Embrace the future :slight_smile:

I dunno. I look at it like my keys. It seemed every other day I’d find my former roommate hunting all over the house, in his car, and the path between his car and the door, for his keys. I’ve never had to do that, because I know where I put my keys. They’re in my pants pocket. When I’m finished with a key, I immediately return the keyring to my pocket rather than setting it down on the nearest flat surface. I apply the same principle to my documents.

Also, search features aren’t that good at finding files with non-descriptive names. I have tens of thousands of JPEG photos on my computer, and the majority of them have whatever arcane name the photographer’s digital camera assigned them (“HCM000217.jpg”). Giving them all descriptive names would be a waste of my time. So if I have a bunch of, erm, “artistic depictions” of a young woman named Betty, then those photos are going into a folder named “Betty”, which itself is a subfolder within the folder “Artistic Depictions”. And if I want to look at my photos of Betty, I can get to the “Betty” folder in 3-4 mouse clicks, which is better than 1 mouse click + 6 keystrokes (b-e-t-t-y-<enter>) followed by waiting for Spotlight to cough up the results.

OTOH, I’m also an OCD organizational freak.

A lot of the “other people using computer” stuff that frustrates me has already been mentioned, but I’m going to throw in a general annoyance at people in first world countries who are just completely clueless about computers in general.

Personal Computers have been around and generally affordable for about 15 years now (by my reckoning). They’re not mysterious alien technology recently discovered in the ruins of a flying saucer from a distant galaxy. Most people under 50 should, IMHO, have at least a basic familiarity with the general concept and use of Windows or MacOS, Word, and e-mail.

I don’t expect the average person to know keyboard shortcuts, file extensions, or that sort of thing - but they should know that the correct response to “What sort of computer have you got?” is not “A white one”, and the answer to “What sort of operating system are you using, Windows or Mac?” shouldn’t be “I don’t know”.

I understand people my parents age not being super computer literate (although my parents are actually pretty good with computers) - but it’s completely inexcusable, IMHO, for people in their 20s to just have absolutely no idea at all about them.
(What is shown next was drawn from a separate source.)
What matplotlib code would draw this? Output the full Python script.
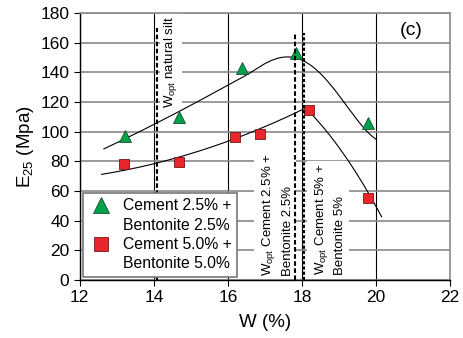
# E25 modulus vs water content, cement + bentonite mixes (panel c)

import numpy as np
import matplotlib
matplotlib.use("Agg")
import matplotlib.pyplot as plt
from matplotlib.lines import Line2D

plt.rcParams["font.family"] = ["Liberation Sans", "DejaVu Sans"]
plt.rcParams["mathtext.default"] = "regular"

# ==========================
# Data
# ==========================

# Cement 2.5% + Bentonite 2.5%
w_cb25 = [13.22, 14.68, 16.37, 17.83, 19.77]
e_cb25 = [97, 110, 143, 153, 105.6]

# Cement 5.0% + Bentonite 5.0%
w_cb50 = [13.18, 14.68, 16.19, 16.86, 18.19, 19.78]
e_cb50 = [78, 79.5, 96, 98, 114.6, 55.5]

# trend curves as drawn in the figure (rising part / peak + falling part)
curve25_up_w = [12.65, 13.98, 15.51, 15.78, 15.92, 16.37]
curve25_up_e = [88.3, 104.5, 124, 128, 131.5, 136]
curve25_dn_w = [15.92, 16.37, 16.64, 17.18, 17.68, 18.00,
                18.35, 18.62, 19.12, 19.57, 19.99]
curve25_dn_e = [131.5, 136, 140, 147.2, 151.2, 149.4,
                141.6, 134.8, 120, 106.7, 94.4]

curve50_up_w = [12.59, 13.98, 15.51, 16.19, 16.86, 18.04]
curve50_up_e = [70.8, 78.7, 89.4, 95.5, 100.5, 115.7]
curve50_dn_w = [18.04, 18.31, 19.12, 19.75, 20.15]
curve50_dn_e = [115.7, 112.3, 85.4, 58.4, 43.8]

# optimum water contents
w_opt_silt = 14.08
w_opt_25 = 17.81
w_opt_50 = 18.05

x_ticks = [12, 14, 16, 18, 20, 22]
y_ticks = list(range(0, 181, 20))

green = "#00a14b"
red = "#e8262c"

# ==========================
# Figure
# ==========================

fig = plt.figure(figsize=(4.64, 3.38), dpi=100)
ax = fig.add_axes([0.172, 0.172, 0.798, 0.790])

ax.set_xlim(12, 22)
ax.set_ylim(0, 180)
ax.set_xticks(x_ticks)
ax.set_yticks(y_ticks)
ax.tick_params(direction="out", length=4, labelsize=12.5, colors="black")

ax.set_axisbelow(True)
ax.xaxis.grid(True, color="black", lw=0.8)
ax.yaxis.grid(True, color="#8a8a8a", lw=1.2)
for s in ["top", "right"]:
    ax.spines[s].set_color("#8a8a8a")
    ax.spines[s].set_linewidth(1.2)
for s in ["left", "bottom"]:
    ax.spines[s].set_linewidth(1.0)

# smoothed trend curves
def smooth(xs, ys, deg):
    p = np.polyfit(xs, ys, deg)
    xx = np.linspace(xs[0], xs[-1], 200)
    return xx, np.polyval(p, xx)

# upper curve: blend the rising fit into the peak fit
p_up = np.polyfit(curve25_up_w, curve25_up_e, 2)
p_dn = np.polyfit(curve25_dn_w, curve25_dn_e, 4)
xx = np.linspace(curve25_up_w[0], curve25_dn_w[-1], 300)
t = np.clip((xx - 16.0) / 0.8, 0, 1)
t = t * t * (3 - 2 * t)
yy = (1 - t) * np.polyval(p_up, xx) + t * np.polyval(p_dn, xx)
ax.plot(xx, yy, color="black", lw=0.8, zorder=3)

for cw, ce, deg in [(curve50_up_w, curve50_up_e, 2),
                    (curve50_dn_w, curve50_dn_e, 2)]:
    xx, yy = smooth(cw, ce, deg)
    ax.plot(xx, yy, color="black", lw=0.8, zorder=3)

ax.plot(w_cb25, e_cb25, "^", ms=8.5, mfc=green, mec="#1d4d2a", mew=0.6, zorder=4)
ax.plot(w_cb50, e_cb50, "s", ms=7.5, mfc=red, mec="#7a1414", mew=0.6, zorder=4)

# optimum lines
ax.plot([w_opt_silt, w_opt_silt], [0, 170], color="black", lw=1.5, ls=(0, (2.2, 1.2)), zorder=5)
ax.plot([w_opt_25, w_opt_25], [0, 166.5], color="black", lw=1.5, ls=(0, (2.2, 1.2)), zorder=5)
ax.plot([w_opt_50, w_opt_50], [0, 166.5], color="black", lw=1.5, ls=(0, (1.5, 1.0)), zorder=5)

box = dict(facecolor="white", edgecolor="none", pad=2)
ax.text(14.46, 116, "W$_{opt}$ natural silt", rotation=90, rotation_mode="anchor",
        ha="left", va="center", fontsize=9.5, bbox=box, zorder=2)
ax.text(17.32, 2.5, "W$_{opt}$ Cement 2.5% +\nBentonite 2.5%", rotation=90,
        rotation_mode="anchor", ha="left", va="center", multialignment="left",
        linespacing=1.5, fontsize=9.5, bbox=box, zorder=2)
ax.text(18.74, 3, "W$_{opt}$ Cement 5% +\nBentonite 5%", rotation=90,
        rotation_mode="anchor", ha="left", va="center", multialignment="left",
        linespacing=1.5, fontsize=9.5, bbox=box, zorder=2)

ax.text(20.95, 168, "(c)", fontsize=14, ha="center", va="center")

ax.set_xlabel("W (%)", fontsize=13.5, labelpad=6)
ax.set_ylabel("E$_{25}$ (Mpa)", fontsize=13.5, labelpad=3)

# legend: marker next to first line of each label
blank = Line2D([], [], ls="none", marker="none")
handles = [
    Line2D([], [], ls="none", marker="^", ms=11.5, mfc=green, mec="#1d4d2a", mew=0.6),
    blank,
    Line2D([], [], ls="none", marker="s", ms=10, mfc=red, mec="#7a1414", mew=0.6),
    blank,
]
labels = ["Cement 2.5% +", "Bentonite 2.5%", "Cement 5.0% +", "Bentonite 5.0%"]
leg = ax.legend(handles, labels, loc="lower left", bbox_to_anchor=(0.008, 0.011),
                borderaxespad=0, fontsize=11.3, fancybox=False, framealpha=1,
                edgecolor="#777777", labelspacing=0.28, handlelength=1.6,
                handletextpad=0.6, borderpad=0.35)
leg.get_frame().set_linewidth(1.2)
leg.set_zorder(6)

fig.savefig("out.png", dpi=100)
I used to get frustrated with this when I first got on the Internet (1996). I’d ask somebody what kind of computer they had and they’d answer “A Dell” or “a Compaq”. But I realized that maybe the question wasn’t clear enough, and started asking, “Are you using Mac or Windows?” instead. Plus, being 1996, I suspect a lot of those people didn’t even know what a Mac was.
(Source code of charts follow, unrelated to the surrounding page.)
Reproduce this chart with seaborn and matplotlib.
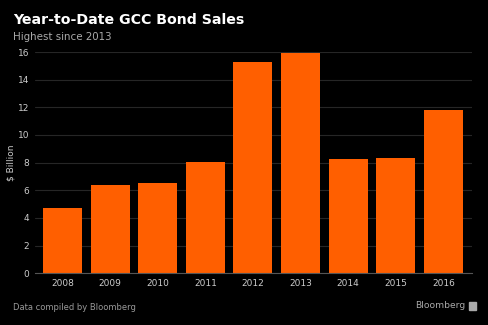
import matplotlib
matplotlib.use("Agg")
import matplotlib.pyplot as plt
import matplotlib.patches as mpatches
import seaborn as sns
import pandas as pd

years = ["2008", "2009", "2010", "2011", "2012", "2013", "2014", "2015", "2016"]
sales = [4.70, 6.41, 6.55, 8.05, 15.30, 15.90, 8.26, 8.31, 11.78]
yticks = [0, 2, 4, 6, 8, 10, 12, 14, 16]

df = pd.DataFrame({"year": years, "sales": sales})

sns.set_style("dark")
plt.rcParams["font.family"] = ["DejaVu Sans"]

fig = plt.figure(figsize=(4.88, 3.25), dpi=100, facecolor="black")
ax = fig.add_axes([0.0717, 0.159, 0.8953, 0.681])
ax.set_facecolor("black")

sns.barplot(data=df, x="year", y="sales", color="#ff5f00", saturation=1,
            width=0.82, ax=ax, zorder=3, linewidth=0, edgecolor="none")

ax.set_xlim(-0.58, 8.6)
ax.set_ylim(0, 16)
ax.set_yticks(yticks)
ax.set_yticklabels([str(t) for t in yticks])
ax.grid(axis="y", color="#262626", linewidth=0.8, zorder=0)
ax.grid(axis="x", visible=False)
for s in ["top", "right", "left"]:
    ax.spines[s].set_visible(False)
ax.spines["bottom"].set_color("#555555")
ax.spines["bottom"].set_linewidth(0.8)
ax.spines["bottom"].set_zorder(4)
ax.tick_params(axis="both", colors="#cccccc", labelsize=6.5, length=0, pad=4)
ax.set_xlabel("")
ax.set_ylabel("$ Billion", color="#cccccc", fontsize=6.5, labelpad=2)

fig.text(13/488, 1 - 20/325, "Year-to-Date GCC Bond Sales", color="white",
         fontsize=10.2, fontweight="bold", va="center", ha="left")
fig.text(13/488, 1 - 37/325, "Highest since 2013", color="#aaaaaa",
         fontsize=7.4, va="center", ha="left")
fig.text(13/488, 1 - 307/325, "Data compiled by Bloomberg", color="#999999",
         fontsize=6, va="center", ha="left")
fig.text(465/488, 1 - 306/325, "Bloomberg", color="#aaaaaa",
         fontsize=6.6, va="center", ha="right")
fig.patches.append(mpatches.Rectangle((469/488, 1 - 310/325), 7/488, 8/325,
                                      transform=fig.transFigure, color="#aaaaaa"))

fig.savefig("out.png", dpi=100, facecolor="black")
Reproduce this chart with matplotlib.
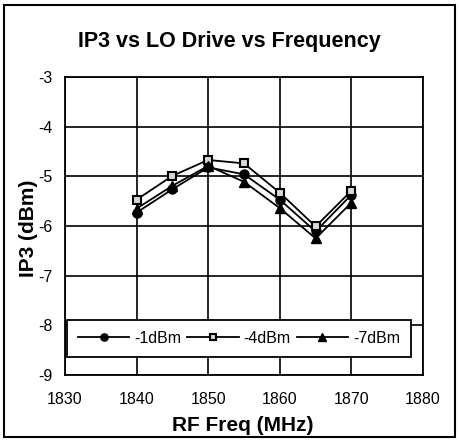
import matplotlib
matplotlib.use("Agg")
import matplotlib.pyplot as plt
from matplotlib.patches import Rectangle

freq = [1840, 1845, 1850, 1855, 1860, 1865, 1870]
ip3_1dbm = [-5.73, -5.26, -4.82, -4.96, -5.47, -6.11, -5.37]
ip3_4dbm = [-5.47, -4.99, -4.67, -4.74, -5.33, -6.01, -5.29]
ip3_7dbm = [-5.65, -5.19, -4.79, -5.11, -5.64, -6.25, -5.53]
labels = ["-1dBm", "-4dBm", "-7dBm"]

plt.rcParams["font.family"] = ["Liberation Sans", "DejaVu Sans"]
plt.rcParams["axes.unicode_minus"] = False

W, H = 459, 441
fig = plt.figure(figsize=(W / 100, H / 100), dpi=100)
ax = fig.add_axes([65 / W, 1 - 375 / H, 358 / W, 298 / H])

ax.plot(freq, ip3_1dbm, color="black", lw=1.3, marker="o", ms=6.5, label=labels[0])
ax.plot(freq, ip3_4dbm, color="black", lw=1.3, marker="s", ms=6,
        mfc="#d8d8d8", mec="black", mew=1.5, label=labels[1])
ax.plot(freq, ip3_7dbm, color="black", lw=1.3, marker="^", ms=7.5, label=labels[2])

ax.set_xlim(1830, 1880)
ax.set_ylim(-9, -3)
ax.set_xticks(range(1830, 1881, 10))
ax.set_yticks(range(-9, -2))
ax.grid(True, color="black", lw=1.2)
ax.tick_params(length=0, labelsize=11.5)
ax.tick_params(axis="x", pad=12)
ax.tick_params(axis="y", pad=9)
for s in ax.spines.values():
    s.set_linewidth(1.3)

# titres placés à la main (coordonnées en pixels de la figure)
fig.text(229 / W, 1 - 47 / H, "IP3 vs LO Drive vs Frequency", fontsize=15.5,
         fontweight="bold", ha="center", va="baseline")
fig.text(243 / W, 1 - 431 / H, "RF Freq (MHz)", fontsize=15,
         fontweight="bold", ha="center", va="baseline")
fig.text(34 / W, 1 - 228 / H, "IP3 (dBm)", fontsize=15, fontweight="bold",
         rotation=90, rotation_mode="anchor", ha="center", va="baseline")

leg = ax.legend(loc="lower center", ncol=3, bbox_to_anchor=(0.486, 0.06),
                fancybox=False, edgecolor="black", framealpha=1, fontsize=11.5,
                handlelength=3.2, columnspacing=0.4, handletextpad=0.3,
                borderpad=0.7, borderaxespad=0, markerscale=0.8)
leg.get_frame().set_linewidth(1.3)

fig.add_artist(Rectangle((0.009, 0.009), 0.982, 0.98, transform=fig.transFigure,
                         fill=False, edgecolor="black", lw=1.5))

fig.savefig("out.png", dpi=100)
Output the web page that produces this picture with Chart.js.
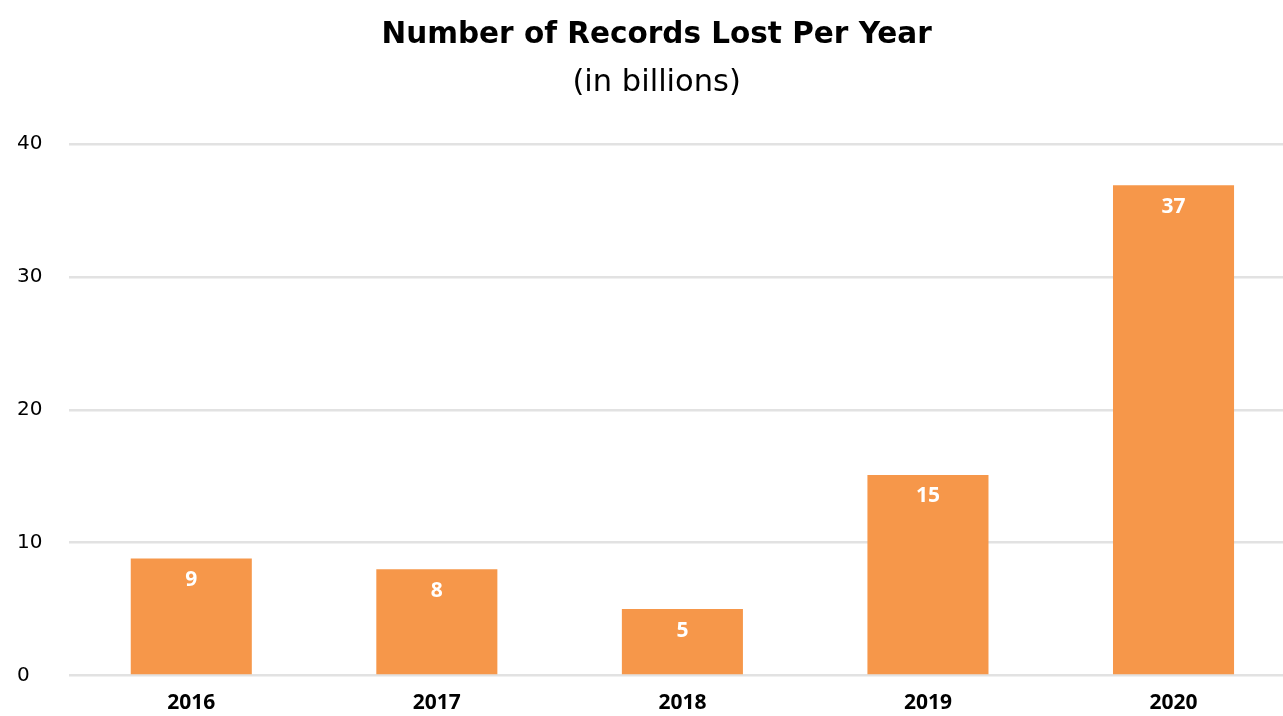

:confused: Isn’t saying “A Dell” or “a Compaq” more precise than just saying “windows”?

No, it’s not. It’s like someone asking you what kind of breakfast cereal you prefer and you say Kellogg’s or General Mills. The brand name on a non-Apple computer is essentially meaningless.

Well, ZenBeam is correct. But at the time — and I guess it’s more of a semantics problem than anything — my “issue” was that they weren’t answering the question I was asking, in that “kind” =/= “brand”. Plus, I may not have been aware of Linux yet in 1996, but I’d heard of UNIX and I knew there were still other operating systems that would run on a “PC”. OS/2 wasn’t quite dead yet.

It was an “annoyance” that I admit was partially based in my own ignorance. I don’t think I realized at the time just how overwhelmingly dominant Windows had become. I’d just gotten my first Mac, and the last time I had used Macs, a few years earlier, Apple was still doing fairly well. It didn’t take long for me to simply start assuming that everybody I was talking to on the Internet was using Windows unless they stated otherwise.

But “IRL”, the computer-savvy people I knew would always say “Windows” when asked the same question, so it threw me a bit when people on the 'Net would respond with brand names instead of their OS.

But since Apple is the only manufacturer of Apple computers, doesn’t a “Dell” answer automatically imply “Windows”?

Dell has shipped Linux systems since the '90s.

Manufacturer is really a perfectly correct answer to the “kind of computer” question, and the more computer savvy someone is, the less likely you would hear an answer like “windows” unless the context was clearly trying to determine mac/windows (like “I understand most of your company uses windows, but which kind of computer do your creative people use?”.

Which the average punter has never seen. And people who use Linux tend to be pretty computer savvy, IME

I worked in electronics retail for over a decade, and asking someone what sort of computer they had was indeed a (usually) effective way to find out the operating system - if someone says “I have a Compaq” (for example), I’d ask them when they brought it new, and based on the year would have a pretty good chance of working out which version of Windows they were running.

3-4 mouse clicks is faster for you than 7 keystrokes (you can launch Spotlight with a keystroke)? It isn’t for me by a long shot.

That’s because humans are not very good or fast at searching. Computers are. If all I had to do on the way out the door was say “keys” and they’d show up in front of me, I wouldn’t bother coming up with a special place to put them either.

I agree that you need to give things a name worth searching for, or have them be text documents that the searching application can index.

The initial mouse click in my sequence was the click on the Spotlight icon in the menu bar.

I did recently see a photo depicting a “future, highly-advanced” Google search. It showed a guy typing in, “Where the hell are my damn keys?!” and Google responding, “On top of the refrigerator where you left them, dumbass.” :smiley:

Something my boss has started doing lately: rather than emailing a copy of document that needs to be updated (like a schedule or project documentation) and asking for updates, he will call me and say “I’m going to share my desktop with you” (he’s in an office 400 miles away) and then he makes me go through the document with him and tell him what needs to be updated while he very slowly types it in. Of course he’s also got “Track Changes” turned on in the document, so every time he changes something it shows as a tracked change then he right-clicks it to accept the change. And half the time his changes screw up the formatting, so he has to back out the change and start again. Gah! First of all, I don’t have time for this shit! (And I’ve started to tell him that, although in nicer language.) Second, turn your stupid Track Changes off! You don’t need that on (in my opinion) if you’re the only one making the updates!

I know. But you can launch Spotlight with a keystroke. I believe it defaults to Cmd-Space, but you can set it to whatever you want. No clicks needed.